[Objective]
Quote the whole listing word for word. Do not include the pictures.

[Dataset excerpt]
***

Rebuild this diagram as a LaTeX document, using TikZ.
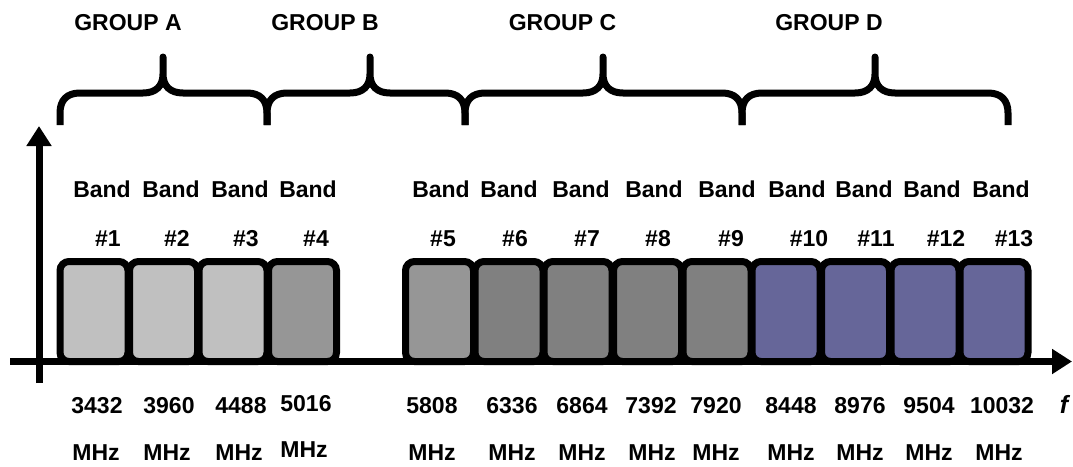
\documentclass[tikz,border=0pt]{standalone}
\usepackage{fontspec}
\setmainfont{Liberation Sans}
\usetikzlibrary{arrows.meta}
\definecolor{bandlight}{HTML}{C0C0C0}
\definecolor{bandmid}{HTML}{969696}
\definecolor{banddark}{HTML}{808080}
\definecolor{bandpurple}{HTML}{666699}
\begin{document}
\begin{tikzpicture}[x=1pt,y=-1pt,
  bandbox/.style={draw=black, line width=7pt, rounded corners=9pt, minimum width=68pt, minimum height=100pt, inner sep=0pt},
  lbl/.style={font=\fontsize{23}{27}\selectfont\bfseries, anchor=base, inner sep=0pt},
  bracepath/.style={line width=7pt, line join=round},
  axisline/.style={line width=7pt, -{Triangle[length=20pt,width=24pt]}}]
\useasboundingbox (0,0) rectangle (1073,466);

% group labels
\node[lbl] (ga) at (128,30) {GROUP A};
\node[lbl] (gb) at (325,30) {GROUP B};
\node[lbl] (gc) at (562.5,30) {GROUP C};
\node[lbl] (gd) at (829,30) {GROUP D};

% braces
\foreach \xa/\xm/\xb in {60/163/267, 267/370/465, 465/603/742, 742/875/1008}{
  \draw[bracepath] (\xa,125) -- (\xa,113) .. controls (\xa,100) and (\xa+7,93) .. (\xa+20,93)
    -- (\xm-20,93) .. controls (\xm-7,93) and (\xm,86) .. (\xm,74) -- (\xm,57)
    -- (\xm,74) .. controls (\xm,86) and (\xm+7,93) .. (\xm+20,93)
    -- (\xb-20,93) .. controls (\xb-7,93) and (\xb,100) .. (\xb,113) -- (\xb,125);
}

% band boxes
\foreach \i/\cx/\col in {1/94/bandlight, 2/163.5/bandlight, 3/233/bandlight, 4/302.5/bandmid,
  5/439.5/bandmid, 6/509/banddark, 7/578/banddark, 8/647.5/banddark, 9/717/banddark,
  10/786/bandpurple, 11/855.5/bandpurple, 12/925/bandpurple, 13/994/bandpurple}{
  \node[bandbox, fill=\col] (b\i) at (\cx,311.5) {};
}

% axes
\coordinate (yo) at (39,383);
\coordinate (yt) at (39,126);
\coordinate (xo) at (10,361.5);
\coordinate (xt) at (1072,361.5);
\draw[axisline] (yo) -- (yt);
\draw[axisline] (xo) -- (xt);

% Band labels
\foreach \i/\x in {1/102, 2/171, 3/240, 4/308, 5/441, 6/509, 7/581, 8/654, 9/727, 10/797, 11/864, 12/932, 13/1001}{
  \node[lbl] (band\i) at (\x,197) {Band};
}
\foreach \i/\x in {1/108, 2/177, 3/246, 4/316, 5/443, 6/515, 7/587, 8/658, 9/731, 10/809, 11/876, 12/946, 13/1014}{
  \node[lbl] (num\i) at (\x,246) {\#\i};
}
% frequencies
\foreach \i/\x/\v/\yb in {1/97/3432/413, 2/169/3960/413, 3/241/4488/413, 4/306/5016/411,
  5/432/5808/413, 6/512/6336/413, 7/582/6864/413, 8/651/7392/413, 9/716/7920/413,
  10/791/8448/413, 11/860/8976/413, 12/929/9504/413, 13/1002/10032/413}{
  \node[lbl] (f\i) at (\x,\yb) {\v};
}
\foreach \i/\x/\yb in {1/96/460, 2/167/460, 3/239/460, 4/304/457, 5/432/460, 6/512/460, 7/582/460,
  8/652/460, 9/716/460, 10/791/460, 11/860/460, 12/929/460, 13/999/460}{
  \node[lbl] (m\i) at (\x,\yb) {MHz};
}
\node[lbl, font=\fontsize{25}{29}\selectfont\bfseries\itshape] (fl) at (1064,413) {f};
\end{tikzpicture}
\end{document}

***

[Answer to this task]
Rebuild this diagram as a LaTeX document, using TikZ.
\documentclass[tikz,border=0pt]{standalone}
\usepackage{fontspec}
\setmainfont{Liberation Sans}
\usetikzlibrary{arrows.meta}
\definecolor{bandlight}{HTML}{C0C0C0}
\definecolor{bandmid}{HTML}{969696}
\definecolor{banddark}{HTML}{808080}
\definecolor{bandpurple}{HTML}{666699}
\begin{document}
\begin{tikzpicture}[x=1pt,y=-1pt,
  bandbox/.style={draw=black, line width=7pt, rounded corners=9pt, minimum width=68pt, minimum height=100pt, inner sep=0pt},
  lbl/.style={font=\fontsize{23}{27}\selectfont\bfseries, anchor=base, inner sep=0pt},
  bracepath/.style={line width=7pt, line join=round},
  axisline/.style={line width=7pt, -{Triangle[length=20pt,width=24pt]}}]
\useasboundingbox (0,0) rectangle (1073,466);

% group labels
\node[lbl] (ga) at (128,30) {GROUP A};
\node[lbl] (gb) at (325,30) {GROUP B};
\node[lbl] (gc) at (562.5,30) {GROUP C};
\node[lbl] (gd) at (829,30) {GROUP D};

% braces
\foreach \xa/\xm/\xb in {60/163/267, 267/370/465, 465/603/742, 742/875/1008}{
  \draw[bracepath] (\xa,125) -- (\xa,113) .. controls (\xa,100) and (\xa+7,93) .. (\xa+20,93)
    -- (\xm-20,93) .. controls (\xm-7,93) and (\xm,86) .. (\xm,74) -- (\xm,57)
    -- (\xm,74) .. controls (\xm,86) and (\xm+7,93) .. (\xm+20,93)
    -- (\xb-20,93) .. controls (\xb-7,93) and (\xb,100) .. (\xb,113) -- (\xb,125);
}

% band boxes
\foreach \i/\cx/\col in {1/94/bandlight, 2/163.5/bandlight, 3/233/bandlight, 4/302.5/bandmid,
  5/439.5/bandmid, 6/509/banddark, 7/578/banddark, 8/647.5/banddark, 9/717/banddark,
  10/786/bandpurple, 11/855.5/bandpurple, 12/925/bandpurple, 13/994/bandpurple}{
  \node[bandbox, fill=\col] (b\i) at (\cx,311.5) {};
}

% axes
\coordinate (yo) at (39,383);
\coordinate (yt) at (39,126);
\coordinate (xo) at (10,361.5);
\coordinate (xt) at (1072,361.5);
\draw[axisline] (yo) -- (yt);
\draw[axisline] (xo) -- (xt);

% Band labels
\foreach \i/\x in {1/102, 2/171, 3/240, 4/308, 5/441, 6/509, 7/581, 8/654, 9/727, 10/797, 11/864, 12/932, 13/1001}{
  \node[lbl] (band\i) at (\x,197) {Band};
}
\foreach \i/\x in {1/108, 2/177, 3/246, 4/316, 5/443, 6/515, 7/587, 8/658, 9/731, 10/809, 11/876, 12/946, 13/1014}{
  \node[lbl] (num\i) at (\x,246) {\#\i};
}
% frequencies
\foreach \i/\x/\v/\yb in {1/97/3432/413, 2/169/3960/413, 3/241/4488/413, 4/306/5016/411,
  5/432/5808/413, 6/512/6336/413, 7/582/6864/413, 8/651/7392/413, 9/716/7920/413,
  10/791/8448/413, 11/860/8976/413, 12/929/9504/413, 13/1002/10032/413}{
  \node[lbl] (f\i) at (\x,\yb) {\v};
}
\foreach \i/\x/\yb in {1/96/460, 2/167/460, 3/239/460, 4/304/457, 5/432/460, 6/512/460, 7/582/460,
  8/652/460, 9/716/460, 10/791/460, 11/860/460, 12/929/460, 13/999/460}{
  \node[lbl] (m\i) at (\x,\yb) {MHz};
}
\node[lbl, font=\fontsize{25}{29}\selectfont\bfseries\itshape] (fl) at (1064,413) {f};
\end{tikzpicture}
\end{document}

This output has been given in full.